Problem to work on
Copy out every line in the entries below that includes "LaTeX".
-- start Provided entries --
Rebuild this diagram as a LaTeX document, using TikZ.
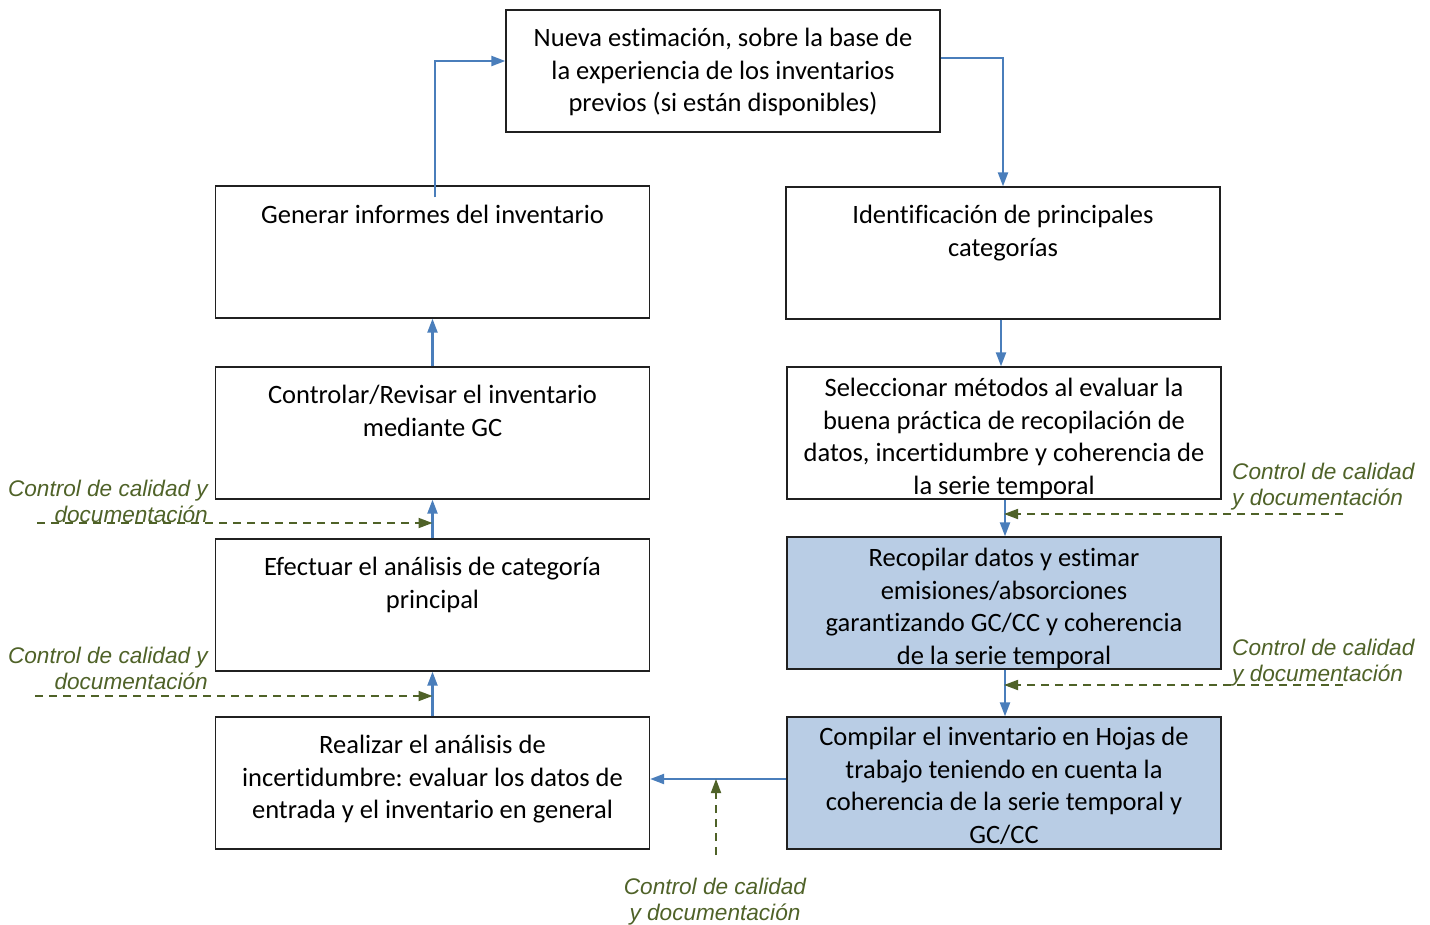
-- end Provided entries --
-- start Provided entries --
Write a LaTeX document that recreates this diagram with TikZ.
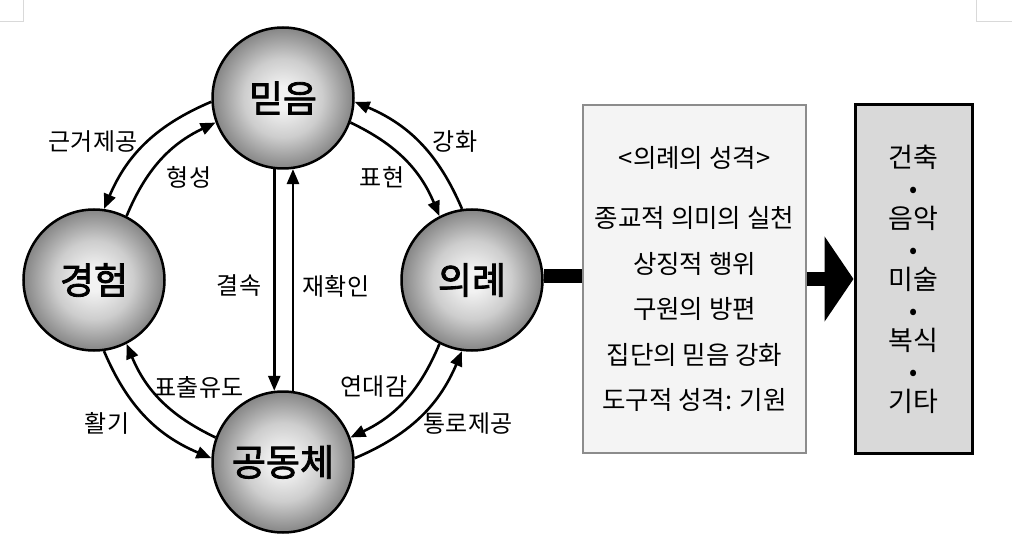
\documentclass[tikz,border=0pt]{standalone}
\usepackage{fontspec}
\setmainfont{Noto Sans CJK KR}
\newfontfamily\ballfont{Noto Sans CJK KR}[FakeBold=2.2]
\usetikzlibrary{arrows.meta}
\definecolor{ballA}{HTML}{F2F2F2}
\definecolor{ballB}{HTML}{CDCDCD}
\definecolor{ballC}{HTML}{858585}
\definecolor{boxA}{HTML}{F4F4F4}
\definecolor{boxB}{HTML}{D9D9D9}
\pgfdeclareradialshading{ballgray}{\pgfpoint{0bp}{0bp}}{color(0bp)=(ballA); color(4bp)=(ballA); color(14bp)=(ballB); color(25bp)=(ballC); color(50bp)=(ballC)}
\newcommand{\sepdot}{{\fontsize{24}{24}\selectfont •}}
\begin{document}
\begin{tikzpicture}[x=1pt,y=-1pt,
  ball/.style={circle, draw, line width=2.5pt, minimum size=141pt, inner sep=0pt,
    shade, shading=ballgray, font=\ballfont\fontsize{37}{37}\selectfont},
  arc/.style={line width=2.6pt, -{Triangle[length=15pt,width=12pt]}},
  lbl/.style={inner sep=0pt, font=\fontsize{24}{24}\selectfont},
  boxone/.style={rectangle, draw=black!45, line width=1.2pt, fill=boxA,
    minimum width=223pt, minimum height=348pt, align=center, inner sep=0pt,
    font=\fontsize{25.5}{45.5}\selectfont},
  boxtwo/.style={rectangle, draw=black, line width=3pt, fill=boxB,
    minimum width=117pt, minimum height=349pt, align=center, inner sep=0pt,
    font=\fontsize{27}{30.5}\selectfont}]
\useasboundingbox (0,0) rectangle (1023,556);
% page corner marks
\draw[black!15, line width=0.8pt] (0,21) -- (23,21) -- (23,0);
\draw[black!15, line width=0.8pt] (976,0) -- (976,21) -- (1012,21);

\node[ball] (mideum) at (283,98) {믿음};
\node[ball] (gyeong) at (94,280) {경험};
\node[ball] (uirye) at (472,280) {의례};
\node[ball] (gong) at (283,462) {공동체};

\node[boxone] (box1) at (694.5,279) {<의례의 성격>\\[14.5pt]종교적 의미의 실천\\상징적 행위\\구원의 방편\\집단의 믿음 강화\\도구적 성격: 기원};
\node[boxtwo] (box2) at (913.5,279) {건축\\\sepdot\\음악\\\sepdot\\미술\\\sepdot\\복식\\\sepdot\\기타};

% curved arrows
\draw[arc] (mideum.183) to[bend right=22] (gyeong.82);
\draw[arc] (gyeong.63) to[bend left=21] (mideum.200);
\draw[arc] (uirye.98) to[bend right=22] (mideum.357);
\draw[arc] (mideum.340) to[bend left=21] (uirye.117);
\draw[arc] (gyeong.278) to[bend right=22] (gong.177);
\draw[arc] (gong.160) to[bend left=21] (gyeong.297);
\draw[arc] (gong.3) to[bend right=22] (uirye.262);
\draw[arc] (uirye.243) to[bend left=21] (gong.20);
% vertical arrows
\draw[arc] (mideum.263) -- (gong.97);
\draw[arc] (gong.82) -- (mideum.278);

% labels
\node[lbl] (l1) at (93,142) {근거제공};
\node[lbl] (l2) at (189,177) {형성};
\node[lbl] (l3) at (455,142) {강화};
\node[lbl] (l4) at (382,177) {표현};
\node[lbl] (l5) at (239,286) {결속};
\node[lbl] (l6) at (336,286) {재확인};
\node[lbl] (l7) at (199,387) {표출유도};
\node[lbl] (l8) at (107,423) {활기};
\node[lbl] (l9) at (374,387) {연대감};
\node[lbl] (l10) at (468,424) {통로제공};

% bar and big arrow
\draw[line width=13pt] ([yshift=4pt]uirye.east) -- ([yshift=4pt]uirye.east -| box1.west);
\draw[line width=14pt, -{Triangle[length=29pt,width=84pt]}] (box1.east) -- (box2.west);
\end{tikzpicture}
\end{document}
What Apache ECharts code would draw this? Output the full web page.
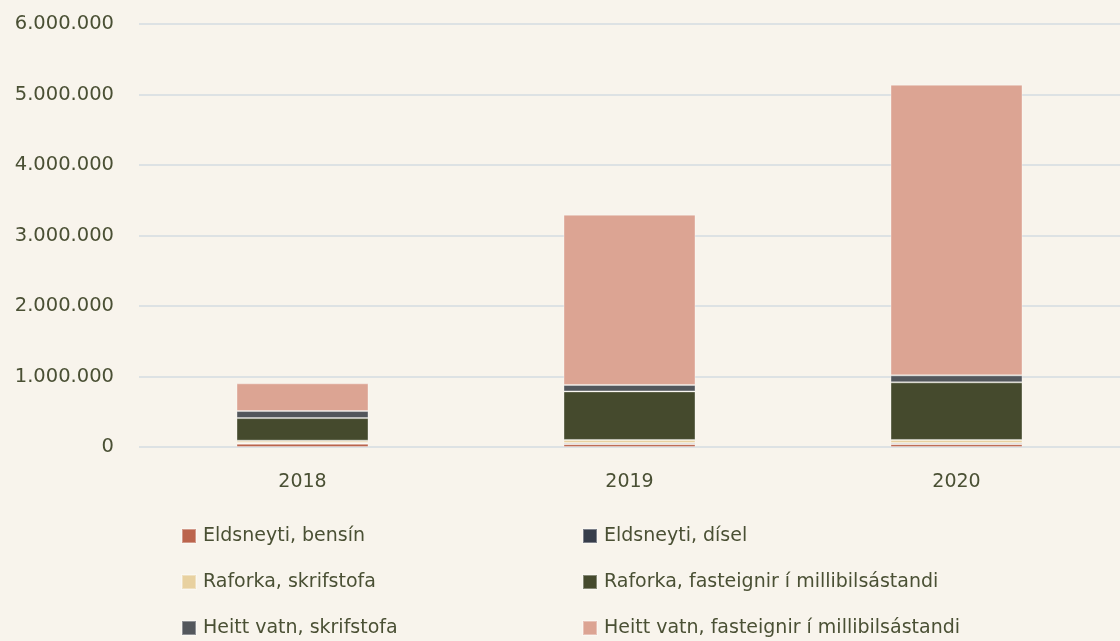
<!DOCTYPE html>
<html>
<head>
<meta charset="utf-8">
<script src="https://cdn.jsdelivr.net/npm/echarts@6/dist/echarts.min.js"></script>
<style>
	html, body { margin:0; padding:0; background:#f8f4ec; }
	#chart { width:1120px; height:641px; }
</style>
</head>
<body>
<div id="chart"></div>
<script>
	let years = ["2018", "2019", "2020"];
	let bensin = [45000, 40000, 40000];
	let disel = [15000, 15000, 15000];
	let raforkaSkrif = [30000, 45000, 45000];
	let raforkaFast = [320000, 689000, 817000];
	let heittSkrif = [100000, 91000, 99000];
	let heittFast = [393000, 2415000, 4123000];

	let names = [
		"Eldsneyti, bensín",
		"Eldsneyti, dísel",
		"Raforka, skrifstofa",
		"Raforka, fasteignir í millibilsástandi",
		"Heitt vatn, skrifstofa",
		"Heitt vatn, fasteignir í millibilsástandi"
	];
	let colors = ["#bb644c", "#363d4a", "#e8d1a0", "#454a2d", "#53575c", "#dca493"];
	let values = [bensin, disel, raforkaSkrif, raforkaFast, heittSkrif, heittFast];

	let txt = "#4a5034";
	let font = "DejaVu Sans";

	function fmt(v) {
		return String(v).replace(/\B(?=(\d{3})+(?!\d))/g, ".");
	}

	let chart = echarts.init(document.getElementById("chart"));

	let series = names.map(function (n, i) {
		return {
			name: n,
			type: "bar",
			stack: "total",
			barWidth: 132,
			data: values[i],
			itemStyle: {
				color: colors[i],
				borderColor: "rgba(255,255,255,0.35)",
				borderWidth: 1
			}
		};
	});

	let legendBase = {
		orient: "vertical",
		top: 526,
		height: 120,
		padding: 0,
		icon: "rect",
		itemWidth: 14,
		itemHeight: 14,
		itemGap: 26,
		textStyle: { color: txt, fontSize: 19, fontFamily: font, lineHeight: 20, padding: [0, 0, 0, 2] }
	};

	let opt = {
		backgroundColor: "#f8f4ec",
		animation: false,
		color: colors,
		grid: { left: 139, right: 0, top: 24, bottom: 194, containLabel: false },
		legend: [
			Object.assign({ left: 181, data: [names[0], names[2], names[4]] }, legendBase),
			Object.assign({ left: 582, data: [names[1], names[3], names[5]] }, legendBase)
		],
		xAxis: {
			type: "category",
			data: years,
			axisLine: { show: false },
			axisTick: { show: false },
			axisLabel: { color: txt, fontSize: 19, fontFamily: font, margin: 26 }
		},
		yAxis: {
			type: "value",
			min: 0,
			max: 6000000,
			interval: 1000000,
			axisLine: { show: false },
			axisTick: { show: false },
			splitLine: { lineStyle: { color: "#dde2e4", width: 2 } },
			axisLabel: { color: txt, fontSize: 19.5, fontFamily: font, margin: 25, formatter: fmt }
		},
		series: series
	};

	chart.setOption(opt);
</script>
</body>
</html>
-- end Provided entries --
Output
Rebuild this diagram as a LaTeX document, using TikZ.
Write a LaTeX document that recreates this diagram with TikZ.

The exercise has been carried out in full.